TASK PROMPT:
Among the entries below, one stretch runs from the line that contains "Write the React, TypeScript" through the line that contains "Chart.register(...registerables);". Repeat that stretch exactly, ends included, and only that.

——

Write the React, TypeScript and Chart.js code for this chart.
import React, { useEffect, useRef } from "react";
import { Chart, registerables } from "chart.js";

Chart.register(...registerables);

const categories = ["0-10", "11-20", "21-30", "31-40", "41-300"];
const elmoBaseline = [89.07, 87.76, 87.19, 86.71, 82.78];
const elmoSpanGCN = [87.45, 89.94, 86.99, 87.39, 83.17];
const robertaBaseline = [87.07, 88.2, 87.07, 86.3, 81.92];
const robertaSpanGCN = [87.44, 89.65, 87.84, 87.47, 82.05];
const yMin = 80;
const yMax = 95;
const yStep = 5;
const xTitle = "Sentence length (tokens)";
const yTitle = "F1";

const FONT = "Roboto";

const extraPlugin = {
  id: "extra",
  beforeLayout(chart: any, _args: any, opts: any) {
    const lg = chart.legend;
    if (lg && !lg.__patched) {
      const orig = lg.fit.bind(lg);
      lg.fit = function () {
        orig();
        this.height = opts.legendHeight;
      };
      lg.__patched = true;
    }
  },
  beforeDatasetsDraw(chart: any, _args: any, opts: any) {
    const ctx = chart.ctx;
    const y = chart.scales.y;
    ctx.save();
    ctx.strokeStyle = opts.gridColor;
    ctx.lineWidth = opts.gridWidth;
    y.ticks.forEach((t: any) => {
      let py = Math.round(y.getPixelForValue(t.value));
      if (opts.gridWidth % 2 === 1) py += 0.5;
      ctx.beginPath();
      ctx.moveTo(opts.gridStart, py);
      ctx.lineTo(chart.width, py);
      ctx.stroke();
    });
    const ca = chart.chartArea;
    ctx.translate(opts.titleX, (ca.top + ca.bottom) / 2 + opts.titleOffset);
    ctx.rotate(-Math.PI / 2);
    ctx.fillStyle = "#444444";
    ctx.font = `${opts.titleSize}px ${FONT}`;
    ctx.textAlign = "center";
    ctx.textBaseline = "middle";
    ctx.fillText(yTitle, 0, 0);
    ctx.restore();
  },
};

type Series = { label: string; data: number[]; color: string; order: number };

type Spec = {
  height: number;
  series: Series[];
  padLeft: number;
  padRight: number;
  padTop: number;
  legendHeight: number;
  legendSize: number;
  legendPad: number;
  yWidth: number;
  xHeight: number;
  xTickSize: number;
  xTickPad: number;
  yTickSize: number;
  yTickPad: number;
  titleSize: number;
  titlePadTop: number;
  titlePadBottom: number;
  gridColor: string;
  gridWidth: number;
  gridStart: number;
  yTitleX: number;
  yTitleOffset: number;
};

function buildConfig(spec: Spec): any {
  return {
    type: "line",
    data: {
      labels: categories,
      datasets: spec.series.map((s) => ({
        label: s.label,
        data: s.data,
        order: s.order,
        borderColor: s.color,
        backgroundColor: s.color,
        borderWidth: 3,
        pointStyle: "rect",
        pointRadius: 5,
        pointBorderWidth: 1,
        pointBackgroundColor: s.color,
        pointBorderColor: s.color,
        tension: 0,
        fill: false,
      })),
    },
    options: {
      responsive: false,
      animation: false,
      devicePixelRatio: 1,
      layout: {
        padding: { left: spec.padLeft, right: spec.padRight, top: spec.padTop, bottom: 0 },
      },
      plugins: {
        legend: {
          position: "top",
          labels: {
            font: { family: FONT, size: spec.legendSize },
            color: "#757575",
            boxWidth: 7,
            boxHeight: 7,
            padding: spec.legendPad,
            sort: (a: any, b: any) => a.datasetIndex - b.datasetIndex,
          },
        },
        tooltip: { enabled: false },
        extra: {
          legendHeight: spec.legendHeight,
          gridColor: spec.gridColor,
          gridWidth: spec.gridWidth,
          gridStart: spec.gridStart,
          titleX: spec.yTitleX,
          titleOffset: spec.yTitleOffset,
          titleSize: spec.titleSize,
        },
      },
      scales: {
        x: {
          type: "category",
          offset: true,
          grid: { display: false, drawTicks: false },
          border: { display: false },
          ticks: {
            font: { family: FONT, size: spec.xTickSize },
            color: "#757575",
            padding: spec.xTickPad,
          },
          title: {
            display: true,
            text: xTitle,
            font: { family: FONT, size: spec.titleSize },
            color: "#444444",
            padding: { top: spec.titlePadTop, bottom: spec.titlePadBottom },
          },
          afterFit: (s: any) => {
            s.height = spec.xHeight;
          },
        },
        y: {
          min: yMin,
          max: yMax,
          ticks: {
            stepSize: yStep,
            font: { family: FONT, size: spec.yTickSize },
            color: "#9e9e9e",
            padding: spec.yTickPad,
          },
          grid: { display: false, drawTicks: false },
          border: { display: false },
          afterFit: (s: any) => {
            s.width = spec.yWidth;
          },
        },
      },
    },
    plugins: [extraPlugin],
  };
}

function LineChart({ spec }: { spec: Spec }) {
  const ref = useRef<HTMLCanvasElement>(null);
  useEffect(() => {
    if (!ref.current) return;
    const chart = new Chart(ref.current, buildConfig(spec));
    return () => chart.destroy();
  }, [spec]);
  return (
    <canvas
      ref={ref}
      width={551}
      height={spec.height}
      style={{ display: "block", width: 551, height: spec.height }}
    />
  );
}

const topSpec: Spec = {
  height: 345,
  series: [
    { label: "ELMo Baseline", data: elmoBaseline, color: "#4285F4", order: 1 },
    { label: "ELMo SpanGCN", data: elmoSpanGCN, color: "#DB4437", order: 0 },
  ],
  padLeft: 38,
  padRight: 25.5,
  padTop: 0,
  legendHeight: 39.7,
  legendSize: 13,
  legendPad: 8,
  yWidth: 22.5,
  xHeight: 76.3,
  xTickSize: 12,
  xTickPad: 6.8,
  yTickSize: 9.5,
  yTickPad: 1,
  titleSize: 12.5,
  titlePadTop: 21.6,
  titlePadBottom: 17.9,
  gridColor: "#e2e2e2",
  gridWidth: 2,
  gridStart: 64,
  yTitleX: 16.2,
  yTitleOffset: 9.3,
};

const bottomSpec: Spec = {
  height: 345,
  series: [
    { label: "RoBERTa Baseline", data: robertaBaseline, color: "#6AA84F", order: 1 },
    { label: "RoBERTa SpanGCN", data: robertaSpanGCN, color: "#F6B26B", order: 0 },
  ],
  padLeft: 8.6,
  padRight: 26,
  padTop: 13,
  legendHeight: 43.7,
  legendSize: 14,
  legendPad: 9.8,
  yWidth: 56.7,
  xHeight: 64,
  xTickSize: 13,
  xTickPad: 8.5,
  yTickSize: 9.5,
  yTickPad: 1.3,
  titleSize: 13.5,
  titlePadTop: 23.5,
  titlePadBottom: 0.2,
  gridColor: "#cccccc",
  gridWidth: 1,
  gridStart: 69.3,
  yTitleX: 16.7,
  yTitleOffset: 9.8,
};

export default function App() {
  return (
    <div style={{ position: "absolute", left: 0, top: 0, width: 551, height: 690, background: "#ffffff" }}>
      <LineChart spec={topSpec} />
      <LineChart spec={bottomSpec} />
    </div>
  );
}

——

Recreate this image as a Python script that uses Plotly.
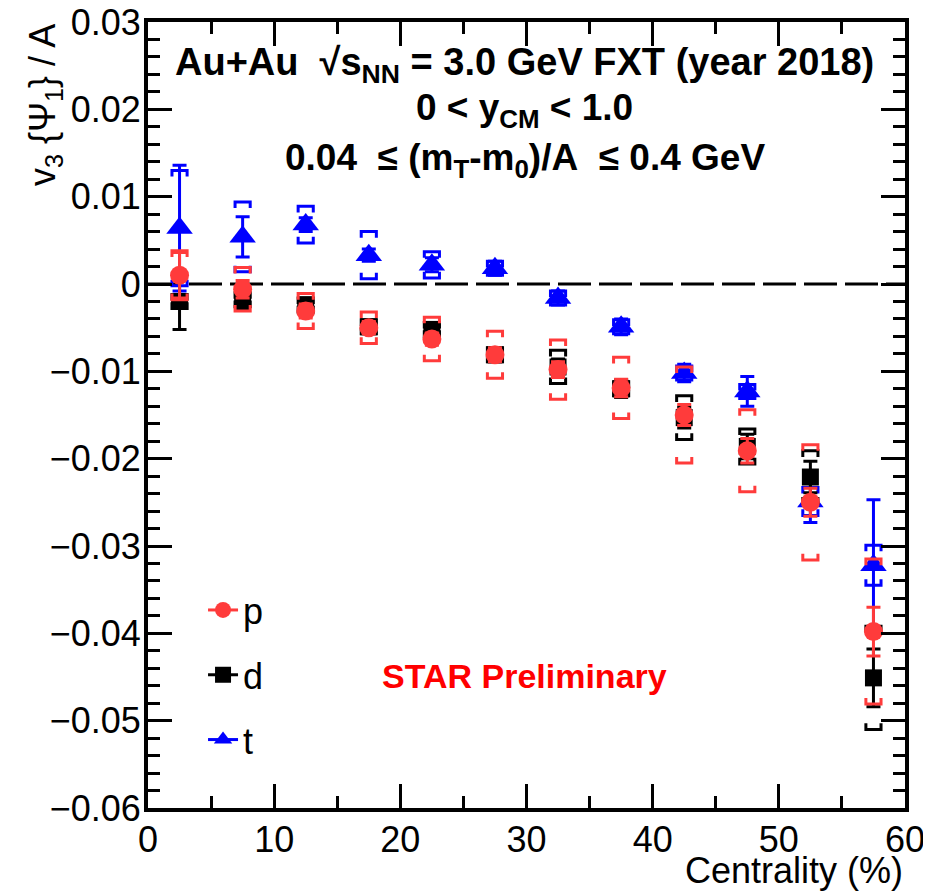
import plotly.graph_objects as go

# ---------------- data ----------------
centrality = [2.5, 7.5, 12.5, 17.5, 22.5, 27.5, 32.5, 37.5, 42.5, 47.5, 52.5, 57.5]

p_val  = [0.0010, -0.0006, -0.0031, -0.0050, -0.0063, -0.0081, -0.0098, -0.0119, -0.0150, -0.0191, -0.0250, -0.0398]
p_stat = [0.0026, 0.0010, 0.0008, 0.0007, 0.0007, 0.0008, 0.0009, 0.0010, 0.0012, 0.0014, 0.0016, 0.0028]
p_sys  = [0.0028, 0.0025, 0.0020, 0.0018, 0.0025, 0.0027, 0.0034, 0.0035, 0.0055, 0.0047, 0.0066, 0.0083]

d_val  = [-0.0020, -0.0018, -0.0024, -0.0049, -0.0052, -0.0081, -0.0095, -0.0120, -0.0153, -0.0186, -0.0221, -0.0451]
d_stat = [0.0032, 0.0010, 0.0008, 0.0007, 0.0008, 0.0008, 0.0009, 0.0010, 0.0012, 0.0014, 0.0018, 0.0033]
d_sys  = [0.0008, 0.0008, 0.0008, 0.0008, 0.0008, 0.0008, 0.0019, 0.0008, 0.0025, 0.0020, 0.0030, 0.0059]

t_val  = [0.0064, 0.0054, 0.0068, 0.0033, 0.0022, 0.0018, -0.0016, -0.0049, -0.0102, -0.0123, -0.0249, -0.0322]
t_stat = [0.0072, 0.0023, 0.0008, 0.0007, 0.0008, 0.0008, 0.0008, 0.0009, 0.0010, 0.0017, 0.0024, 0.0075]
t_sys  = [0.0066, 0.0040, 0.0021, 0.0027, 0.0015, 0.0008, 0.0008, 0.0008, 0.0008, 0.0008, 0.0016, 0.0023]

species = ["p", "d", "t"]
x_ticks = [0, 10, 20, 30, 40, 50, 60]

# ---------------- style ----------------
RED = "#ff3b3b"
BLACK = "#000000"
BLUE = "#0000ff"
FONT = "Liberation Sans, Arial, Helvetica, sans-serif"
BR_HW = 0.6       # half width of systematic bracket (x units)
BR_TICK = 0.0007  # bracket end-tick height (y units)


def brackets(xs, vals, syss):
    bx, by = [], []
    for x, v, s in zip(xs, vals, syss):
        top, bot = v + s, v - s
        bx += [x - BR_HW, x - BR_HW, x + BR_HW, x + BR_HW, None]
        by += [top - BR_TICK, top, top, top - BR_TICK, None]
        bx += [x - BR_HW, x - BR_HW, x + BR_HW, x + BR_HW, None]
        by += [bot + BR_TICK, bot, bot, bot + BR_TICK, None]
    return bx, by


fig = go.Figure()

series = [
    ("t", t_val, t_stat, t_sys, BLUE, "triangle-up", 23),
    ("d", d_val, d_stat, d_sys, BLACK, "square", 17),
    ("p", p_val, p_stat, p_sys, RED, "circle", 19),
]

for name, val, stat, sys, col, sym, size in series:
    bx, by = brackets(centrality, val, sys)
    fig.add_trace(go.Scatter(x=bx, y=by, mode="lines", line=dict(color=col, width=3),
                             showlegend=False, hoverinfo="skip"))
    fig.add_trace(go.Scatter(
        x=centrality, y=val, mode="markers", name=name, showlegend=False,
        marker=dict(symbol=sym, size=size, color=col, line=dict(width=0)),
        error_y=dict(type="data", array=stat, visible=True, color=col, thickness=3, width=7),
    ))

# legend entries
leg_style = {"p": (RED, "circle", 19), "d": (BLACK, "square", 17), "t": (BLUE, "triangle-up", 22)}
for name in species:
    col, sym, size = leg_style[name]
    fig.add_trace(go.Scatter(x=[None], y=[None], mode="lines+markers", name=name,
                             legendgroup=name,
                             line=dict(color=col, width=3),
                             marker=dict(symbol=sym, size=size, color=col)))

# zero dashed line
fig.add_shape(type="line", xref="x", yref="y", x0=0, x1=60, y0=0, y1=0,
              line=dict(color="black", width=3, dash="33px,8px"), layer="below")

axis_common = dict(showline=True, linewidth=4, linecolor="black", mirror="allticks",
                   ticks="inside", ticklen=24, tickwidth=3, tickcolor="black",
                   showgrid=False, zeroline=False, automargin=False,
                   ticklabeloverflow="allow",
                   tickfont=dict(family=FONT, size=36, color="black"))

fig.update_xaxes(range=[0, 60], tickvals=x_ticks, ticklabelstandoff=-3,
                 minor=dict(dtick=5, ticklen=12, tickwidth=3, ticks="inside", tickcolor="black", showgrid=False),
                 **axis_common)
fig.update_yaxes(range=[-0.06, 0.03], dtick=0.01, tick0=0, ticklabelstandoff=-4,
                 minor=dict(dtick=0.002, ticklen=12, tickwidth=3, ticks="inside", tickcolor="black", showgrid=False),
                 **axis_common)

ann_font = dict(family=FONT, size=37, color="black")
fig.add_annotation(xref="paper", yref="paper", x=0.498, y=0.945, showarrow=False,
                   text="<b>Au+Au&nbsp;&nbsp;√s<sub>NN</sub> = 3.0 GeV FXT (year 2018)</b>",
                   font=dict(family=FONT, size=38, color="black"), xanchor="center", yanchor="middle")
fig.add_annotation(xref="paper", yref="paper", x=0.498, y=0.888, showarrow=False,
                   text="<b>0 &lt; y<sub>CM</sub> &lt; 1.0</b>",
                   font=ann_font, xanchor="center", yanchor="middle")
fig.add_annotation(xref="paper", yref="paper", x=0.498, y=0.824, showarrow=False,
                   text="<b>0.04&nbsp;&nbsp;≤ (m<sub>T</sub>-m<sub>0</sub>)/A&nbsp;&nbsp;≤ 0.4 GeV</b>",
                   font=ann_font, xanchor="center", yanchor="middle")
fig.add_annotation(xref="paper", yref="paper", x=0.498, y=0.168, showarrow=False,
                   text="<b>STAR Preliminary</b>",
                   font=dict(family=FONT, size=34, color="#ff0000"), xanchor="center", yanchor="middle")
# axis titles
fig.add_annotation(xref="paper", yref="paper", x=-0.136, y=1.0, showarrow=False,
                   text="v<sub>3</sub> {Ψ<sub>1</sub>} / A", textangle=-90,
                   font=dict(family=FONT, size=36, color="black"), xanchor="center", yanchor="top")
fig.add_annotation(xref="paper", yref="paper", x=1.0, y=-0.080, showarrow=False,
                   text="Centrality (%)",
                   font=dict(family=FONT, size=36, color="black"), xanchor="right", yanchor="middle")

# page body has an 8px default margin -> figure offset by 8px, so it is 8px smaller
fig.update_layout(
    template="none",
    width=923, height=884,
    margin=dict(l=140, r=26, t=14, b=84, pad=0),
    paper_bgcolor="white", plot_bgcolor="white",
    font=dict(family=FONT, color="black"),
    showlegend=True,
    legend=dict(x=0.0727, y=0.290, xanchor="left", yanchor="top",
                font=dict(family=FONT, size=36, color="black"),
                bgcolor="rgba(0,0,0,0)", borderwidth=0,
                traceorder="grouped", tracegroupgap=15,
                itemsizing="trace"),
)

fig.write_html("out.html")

——

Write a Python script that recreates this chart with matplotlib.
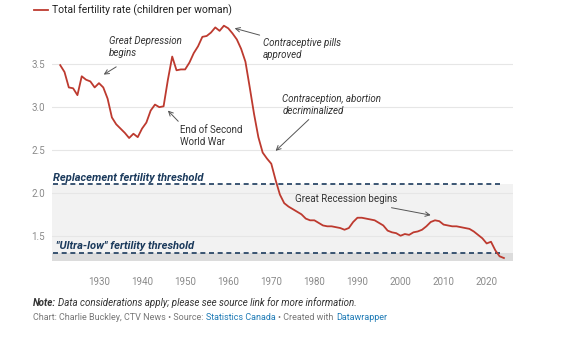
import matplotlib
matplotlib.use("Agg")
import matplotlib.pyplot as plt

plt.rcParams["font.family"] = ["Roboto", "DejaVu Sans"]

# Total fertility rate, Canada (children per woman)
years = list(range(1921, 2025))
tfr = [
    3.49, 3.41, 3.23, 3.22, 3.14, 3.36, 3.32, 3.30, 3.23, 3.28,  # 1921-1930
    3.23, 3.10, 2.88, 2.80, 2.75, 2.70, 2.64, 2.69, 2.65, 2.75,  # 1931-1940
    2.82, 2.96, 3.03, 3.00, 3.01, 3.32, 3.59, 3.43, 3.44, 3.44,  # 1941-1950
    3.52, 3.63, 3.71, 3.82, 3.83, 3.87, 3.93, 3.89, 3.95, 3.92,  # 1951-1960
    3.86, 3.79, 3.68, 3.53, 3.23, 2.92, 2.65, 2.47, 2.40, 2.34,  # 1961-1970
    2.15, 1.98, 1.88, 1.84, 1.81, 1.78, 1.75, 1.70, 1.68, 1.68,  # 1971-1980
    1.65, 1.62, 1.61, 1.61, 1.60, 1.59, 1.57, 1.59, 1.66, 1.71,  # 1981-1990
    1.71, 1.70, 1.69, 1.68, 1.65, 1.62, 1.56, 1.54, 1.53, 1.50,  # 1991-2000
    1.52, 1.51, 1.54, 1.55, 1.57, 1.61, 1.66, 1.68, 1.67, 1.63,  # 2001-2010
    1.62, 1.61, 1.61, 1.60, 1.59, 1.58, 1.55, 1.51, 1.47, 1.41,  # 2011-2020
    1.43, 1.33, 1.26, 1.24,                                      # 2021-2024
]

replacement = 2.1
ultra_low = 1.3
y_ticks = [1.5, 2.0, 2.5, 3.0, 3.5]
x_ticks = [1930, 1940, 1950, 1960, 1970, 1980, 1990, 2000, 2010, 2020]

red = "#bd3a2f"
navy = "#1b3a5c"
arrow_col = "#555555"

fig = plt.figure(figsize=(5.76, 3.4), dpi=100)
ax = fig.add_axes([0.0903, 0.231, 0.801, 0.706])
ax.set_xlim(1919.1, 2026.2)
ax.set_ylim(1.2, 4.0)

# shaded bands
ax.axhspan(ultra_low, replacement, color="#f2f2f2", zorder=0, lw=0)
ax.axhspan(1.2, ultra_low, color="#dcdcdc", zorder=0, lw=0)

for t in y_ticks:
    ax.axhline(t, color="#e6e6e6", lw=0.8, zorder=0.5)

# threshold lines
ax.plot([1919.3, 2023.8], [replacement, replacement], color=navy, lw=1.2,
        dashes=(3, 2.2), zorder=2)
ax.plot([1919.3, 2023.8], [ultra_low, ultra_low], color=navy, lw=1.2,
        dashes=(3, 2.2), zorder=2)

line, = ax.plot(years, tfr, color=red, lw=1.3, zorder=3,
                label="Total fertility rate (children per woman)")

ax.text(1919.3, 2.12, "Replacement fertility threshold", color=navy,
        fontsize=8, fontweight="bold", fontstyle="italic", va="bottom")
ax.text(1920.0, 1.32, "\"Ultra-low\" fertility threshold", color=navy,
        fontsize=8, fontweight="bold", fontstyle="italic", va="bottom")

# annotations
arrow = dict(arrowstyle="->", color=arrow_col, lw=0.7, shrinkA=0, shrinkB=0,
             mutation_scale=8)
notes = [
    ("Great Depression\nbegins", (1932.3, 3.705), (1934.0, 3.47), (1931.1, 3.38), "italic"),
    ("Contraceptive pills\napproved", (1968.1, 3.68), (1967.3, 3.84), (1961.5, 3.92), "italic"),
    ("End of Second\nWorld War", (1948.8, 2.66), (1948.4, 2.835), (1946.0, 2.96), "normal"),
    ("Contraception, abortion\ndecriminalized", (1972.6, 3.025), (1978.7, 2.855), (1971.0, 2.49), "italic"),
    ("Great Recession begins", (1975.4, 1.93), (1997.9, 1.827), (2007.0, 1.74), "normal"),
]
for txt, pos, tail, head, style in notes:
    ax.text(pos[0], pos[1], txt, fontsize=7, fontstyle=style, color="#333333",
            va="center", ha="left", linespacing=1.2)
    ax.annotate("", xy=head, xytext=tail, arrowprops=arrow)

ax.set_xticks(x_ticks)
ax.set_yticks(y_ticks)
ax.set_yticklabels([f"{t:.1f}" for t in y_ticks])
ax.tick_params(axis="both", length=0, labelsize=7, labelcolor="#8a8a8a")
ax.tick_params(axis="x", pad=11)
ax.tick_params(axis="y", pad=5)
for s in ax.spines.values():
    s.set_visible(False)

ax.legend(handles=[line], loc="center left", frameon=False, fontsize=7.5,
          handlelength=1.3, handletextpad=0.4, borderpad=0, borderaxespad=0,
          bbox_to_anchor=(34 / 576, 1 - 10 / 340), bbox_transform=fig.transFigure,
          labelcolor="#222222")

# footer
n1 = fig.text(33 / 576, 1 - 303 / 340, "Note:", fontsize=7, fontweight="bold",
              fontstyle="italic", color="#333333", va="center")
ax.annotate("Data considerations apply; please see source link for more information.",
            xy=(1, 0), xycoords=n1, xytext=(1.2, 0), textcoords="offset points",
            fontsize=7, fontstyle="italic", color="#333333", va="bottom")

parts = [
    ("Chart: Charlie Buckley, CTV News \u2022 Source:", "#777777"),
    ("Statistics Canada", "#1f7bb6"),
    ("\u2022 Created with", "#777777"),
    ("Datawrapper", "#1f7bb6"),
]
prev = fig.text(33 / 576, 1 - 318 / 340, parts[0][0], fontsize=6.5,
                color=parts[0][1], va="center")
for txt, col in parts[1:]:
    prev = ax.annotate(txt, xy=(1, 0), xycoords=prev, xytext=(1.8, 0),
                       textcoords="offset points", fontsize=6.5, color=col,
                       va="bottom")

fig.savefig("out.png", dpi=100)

——

FINAL ANSWER:
Write the React, TypeScript and Chart.js code for this chart.
import React, { useEffect, useRef } from "react";
import { Chart, registerables } from "chart.js";

Chart.register(...registerables);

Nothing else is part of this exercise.